Self-represented litigant to pay double costs to insurer.

On September 28, 2015, the BC Supreme Court was required to consider what type of costs award should be granted against a self-represented individual who was unsuccessful at trial.

In Wright v. Sun Life Assurance Co. of Canada, 2015 BCSC 1899, the insurer made an offer to settle the case prior to trial. The plaintiff did not accept. Ultimately, the claim was dismissed and the plaintiff received no award. The Court held that the insurer’s offer to settle ought reasonably to have been accepted, as the plaintiff’s view of his entitlement and likelihood of recovery was unrealistic.

The Court then addressed the relative financial circumstances of the parties. While it was clear that the Insurer had a far greater financial ability to defend the claim than the plaintiff to prosecute, the Court found that this factor did not weigh against the Insurer. There was no evidence that the insurer had used its greater financial resources in a way that distorted the litigation process.
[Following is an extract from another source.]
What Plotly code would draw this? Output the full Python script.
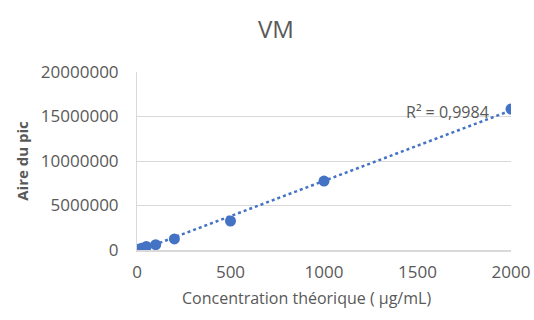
import numpy as np
import plotly.graph_objects as go

conc = [5, 10, 25, 50, 100, 200, 500, 1000, 2000]
area = [40000, 90000, 210000, 400000, 600000, 1240000, 3260000, 7750000, 15840000]
x_ticks = [0, 500, 1000, 1500, 2000]
y_ticks = [0, 5000000, 10000000, 15000000, 20000000]
r2_label = "R² = 0,9984"
x_title = "Concentration théorique ( µg/mL)"

slope, intercept = np.polyfit(conc, area, 1)
tx = np.array([0, 2000])
ty = slope * tx + intercept

blue = "#4472C4"
grey = "#595959"
font = "Open Sans, Lato, sans-serif"

fig = go.Figure()
fig.add_trace(go.Scatter(x=tx, y=ty, mode="lines",
                         line=dict(color=blue, width=2.5, dash="dot"),
                         showlegend=False, hoverinfo="skip"))
fig.add_trace(go.Scatter(x=conc, y=area, mode="markers",
                         marker=dict(color=blue, size=11),
                         showlegend=False))
fig.add_annotation(x=1893, y=15500000, text=r2_label, showarrow=False,
                   xanchor="right", yanchor="middle",
                   font=dict(family=font, size=16, color=grey))
fig.add_annotation(x=0.4545, y=-0.27, xref="paper", yref="paper",
                   text=x_title, showarrow=False,
                   xanchor="center", yanchor="middle",
                   font=dict(family=font, size=16, color=grey))

fig.update_layout(
    width=534, height=320, autosize=False,
    margin=dict(l=137, r=23, t=72, b=70, autoexpand=False),
    paper_bgcolor="white", plot_bgcolor="white",
    title=dict(text="VM", x=276 / 534, xanchor="center", xref="container",
               y=1 - 30 / 320, yanchor="middle",
               font=dict(family=font, size=24, color=grey)),
    font=dict(family=font, color=grey),
)
fig.update_xaxes(range=[0, 2000], tickvals=x_ticks, showgrid=False,
                 showline=True, linecolor="#D9D9D9", linewidth=1.5,
                 zeroline=False, ticks="", ticklabelstandoff=6, automargin=False,
                 tickfont=dict(family=font, size=17, color=grey))
fig.update_yaxes(range=[0, 20000000], tickvals=y_ticks, tickformat="d",
                 showgrid=True, gridcolor="#D9D9D9", gridwidth=1,
                 showline=True, linecolor="#D9D9D9", zeroline=False, ticks="",
                 ticklabelstandoff=14, automargin=False,
                 tickfont=dict(family=font, size=17, color=grey),
                 title=dict(text="<b>Aire du pic</b>",
                            font=dict(family=font, size=15, color=grey), standoff=8))

fig.write_html("out.html",
               config={"displayModeBar": False, "responsive": False},
               post_script="document.body.style.margin='0';document.body.style.overflow='hidden';")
The Court held that the plaintiff conducted the litigation in a way that “seemed designed to maximize the litigation expense” for the Insurer, in circumstances where the plaintiff had no personal financial stake in terms of incurring legal costs. The Court was critical of the plaintiff’s failure to comply with the Rules as well as directions, deadlines and orders. The Court pointed to the plaintiff’s submissions at the costs hearing as illustrative: an affidavit of 117 paragraphs with eighty-three exhibits.

The Court held that the plaintiff had not shown any regard for the costs consequences of his conduct, he ignored everything he did not agree with, and made scandalous accusations about defence counsel. In those circumstances, the Court ordered costs to the Insurer, with double costs from the date of the offer to settle.